Take the lines from the head of the listing through the one bearing "import * as" and copy them exactly, leaving every picture out.

## BEGIN

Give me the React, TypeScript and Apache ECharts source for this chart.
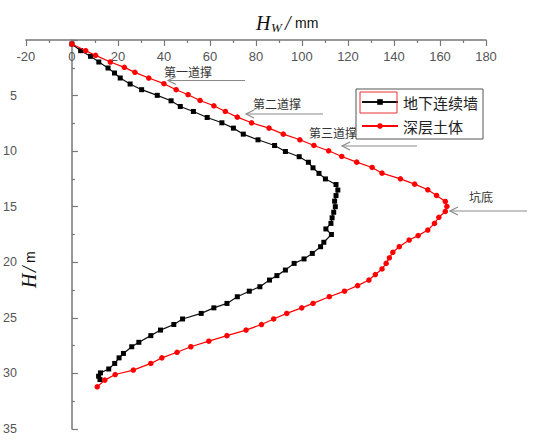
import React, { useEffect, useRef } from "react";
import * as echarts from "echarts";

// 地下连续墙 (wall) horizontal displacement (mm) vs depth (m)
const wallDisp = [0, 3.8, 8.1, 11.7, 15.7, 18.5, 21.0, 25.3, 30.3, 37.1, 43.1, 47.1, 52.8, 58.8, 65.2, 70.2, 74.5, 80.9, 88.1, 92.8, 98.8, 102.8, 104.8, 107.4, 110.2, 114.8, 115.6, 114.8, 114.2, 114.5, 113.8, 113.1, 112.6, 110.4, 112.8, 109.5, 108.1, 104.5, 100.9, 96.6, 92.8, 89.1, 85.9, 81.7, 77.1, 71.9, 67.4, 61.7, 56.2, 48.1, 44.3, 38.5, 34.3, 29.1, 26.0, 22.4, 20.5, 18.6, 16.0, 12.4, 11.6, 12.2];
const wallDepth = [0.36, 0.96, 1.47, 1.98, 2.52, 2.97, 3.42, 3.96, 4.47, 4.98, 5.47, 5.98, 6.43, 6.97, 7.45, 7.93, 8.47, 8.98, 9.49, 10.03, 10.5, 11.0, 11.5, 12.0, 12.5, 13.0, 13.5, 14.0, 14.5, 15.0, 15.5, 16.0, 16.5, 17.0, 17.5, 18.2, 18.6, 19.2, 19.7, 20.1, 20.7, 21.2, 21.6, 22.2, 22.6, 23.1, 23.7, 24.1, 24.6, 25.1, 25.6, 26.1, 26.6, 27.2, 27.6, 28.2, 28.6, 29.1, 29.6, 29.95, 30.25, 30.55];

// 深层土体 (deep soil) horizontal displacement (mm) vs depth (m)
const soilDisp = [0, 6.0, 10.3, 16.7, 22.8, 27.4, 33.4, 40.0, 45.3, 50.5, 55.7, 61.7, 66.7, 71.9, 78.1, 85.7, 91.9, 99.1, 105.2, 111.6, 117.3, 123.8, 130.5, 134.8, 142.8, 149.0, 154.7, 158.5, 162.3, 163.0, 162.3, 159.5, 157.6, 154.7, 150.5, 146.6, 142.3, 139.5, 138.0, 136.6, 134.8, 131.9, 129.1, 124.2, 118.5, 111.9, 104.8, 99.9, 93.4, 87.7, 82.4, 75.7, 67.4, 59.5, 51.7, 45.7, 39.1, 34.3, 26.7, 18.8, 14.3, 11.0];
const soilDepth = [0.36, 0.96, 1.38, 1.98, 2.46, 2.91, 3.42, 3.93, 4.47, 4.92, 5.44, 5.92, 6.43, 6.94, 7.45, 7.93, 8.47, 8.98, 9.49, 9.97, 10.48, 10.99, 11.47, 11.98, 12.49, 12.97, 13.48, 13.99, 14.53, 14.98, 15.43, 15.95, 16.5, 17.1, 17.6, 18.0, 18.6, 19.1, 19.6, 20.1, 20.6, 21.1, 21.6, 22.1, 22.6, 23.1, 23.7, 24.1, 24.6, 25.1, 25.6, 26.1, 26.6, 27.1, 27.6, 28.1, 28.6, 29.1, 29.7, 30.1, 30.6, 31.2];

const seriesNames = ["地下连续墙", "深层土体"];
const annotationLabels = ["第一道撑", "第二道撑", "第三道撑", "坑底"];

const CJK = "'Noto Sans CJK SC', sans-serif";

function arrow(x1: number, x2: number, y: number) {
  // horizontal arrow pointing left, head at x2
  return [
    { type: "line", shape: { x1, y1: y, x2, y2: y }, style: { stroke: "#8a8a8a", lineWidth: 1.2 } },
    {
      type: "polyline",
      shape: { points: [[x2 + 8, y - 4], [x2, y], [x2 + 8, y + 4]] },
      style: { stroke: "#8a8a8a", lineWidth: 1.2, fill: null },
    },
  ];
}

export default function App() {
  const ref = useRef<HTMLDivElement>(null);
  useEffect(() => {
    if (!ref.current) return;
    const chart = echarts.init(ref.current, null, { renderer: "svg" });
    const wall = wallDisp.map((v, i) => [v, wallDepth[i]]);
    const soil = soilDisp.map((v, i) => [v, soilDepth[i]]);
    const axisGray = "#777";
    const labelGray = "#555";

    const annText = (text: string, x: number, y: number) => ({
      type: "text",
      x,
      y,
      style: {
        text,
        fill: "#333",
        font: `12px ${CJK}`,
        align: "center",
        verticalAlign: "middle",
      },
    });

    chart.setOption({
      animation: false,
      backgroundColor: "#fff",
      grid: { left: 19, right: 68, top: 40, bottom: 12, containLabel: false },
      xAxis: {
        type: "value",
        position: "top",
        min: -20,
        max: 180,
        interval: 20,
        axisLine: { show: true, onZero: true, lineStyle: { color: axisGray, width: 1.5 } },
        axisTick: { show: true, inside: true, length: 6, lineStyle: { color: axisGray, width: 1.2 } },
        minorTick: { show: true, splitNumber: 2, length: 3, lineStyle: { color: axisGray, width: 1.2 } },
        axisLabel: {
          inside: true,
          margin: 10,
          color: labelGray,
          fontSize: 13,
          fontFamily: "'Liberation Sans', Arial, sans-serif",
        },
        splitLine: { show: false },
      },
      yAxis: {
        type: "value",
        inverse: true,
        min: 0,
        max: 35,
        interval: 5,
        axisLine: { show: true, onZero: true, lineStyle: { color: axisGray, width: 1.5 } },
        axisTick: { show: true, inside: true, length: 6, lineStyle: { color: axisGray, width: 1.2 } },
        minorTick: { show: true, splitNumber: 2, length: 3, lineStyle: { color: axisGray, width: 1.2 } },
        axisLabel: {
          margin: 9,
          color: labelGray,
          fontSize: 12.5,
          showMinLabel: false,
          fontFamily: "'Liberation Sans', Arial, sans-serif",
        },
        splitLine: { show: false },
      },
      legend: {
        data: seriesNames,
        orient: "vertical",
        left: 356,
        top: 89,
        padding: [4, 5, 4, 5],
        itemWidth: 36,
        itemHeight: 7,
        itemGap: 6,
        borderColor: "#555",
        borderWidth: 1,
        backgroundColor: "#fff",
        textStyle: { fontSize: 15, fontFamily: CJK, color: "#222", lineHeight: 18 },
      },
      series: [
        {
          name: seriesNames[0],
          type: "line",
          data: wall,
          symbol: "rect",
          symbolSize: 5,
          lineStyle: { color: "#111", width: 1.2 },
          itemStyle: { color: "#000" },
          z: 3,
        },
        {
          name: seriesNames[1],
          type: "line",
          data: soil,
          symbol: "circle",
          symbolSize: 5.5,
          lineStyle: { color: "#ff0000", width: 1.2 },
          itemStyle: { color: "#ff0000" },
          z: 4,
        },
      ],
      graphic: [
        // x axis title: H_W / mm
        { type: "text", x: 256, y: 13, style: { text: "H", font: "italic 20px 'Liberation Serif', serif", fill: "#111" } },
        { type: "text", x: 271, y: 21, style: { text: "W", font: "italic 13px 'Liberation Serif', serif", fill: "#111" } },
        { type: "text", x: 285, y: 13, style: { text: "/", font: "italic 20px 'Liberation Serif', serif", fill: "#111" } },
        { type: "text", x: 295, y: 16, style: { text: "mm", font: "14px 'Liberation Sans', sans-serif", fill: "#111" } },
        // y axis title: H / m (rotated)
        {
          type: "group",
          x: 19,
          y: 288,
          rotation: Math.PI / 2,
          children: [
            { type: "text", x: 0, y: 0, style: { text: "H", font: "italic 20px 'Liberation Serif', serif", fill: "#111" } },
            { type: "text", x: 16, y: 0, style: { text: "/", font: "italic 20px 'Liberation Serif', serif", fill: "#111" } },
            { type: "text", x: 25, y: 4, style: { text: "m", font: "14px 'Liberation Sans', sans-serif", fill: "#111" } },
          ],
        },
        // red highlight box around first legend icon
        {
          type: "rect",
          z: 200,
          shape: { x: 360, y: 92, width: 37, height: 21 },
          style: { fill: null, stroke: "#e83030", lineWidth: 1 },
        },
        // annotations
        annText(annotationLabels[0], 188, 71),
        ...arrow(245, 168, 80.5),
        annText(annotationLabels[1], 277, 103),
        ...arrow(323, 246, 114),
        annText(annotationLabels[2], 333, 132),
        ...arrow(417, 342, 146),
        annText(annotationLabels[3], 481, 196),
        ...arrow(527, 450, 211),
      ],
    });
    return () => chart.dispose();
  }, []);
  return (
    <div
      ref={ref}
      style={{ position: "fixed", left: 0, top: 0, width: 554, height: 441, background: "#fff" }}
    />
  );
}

## END

### THE OUTPUT
Give me the React, TypeScript and Apache ECharts source for this chart.
import React, { useEffect, useRef } from "react";
import * as echarts from "echarts";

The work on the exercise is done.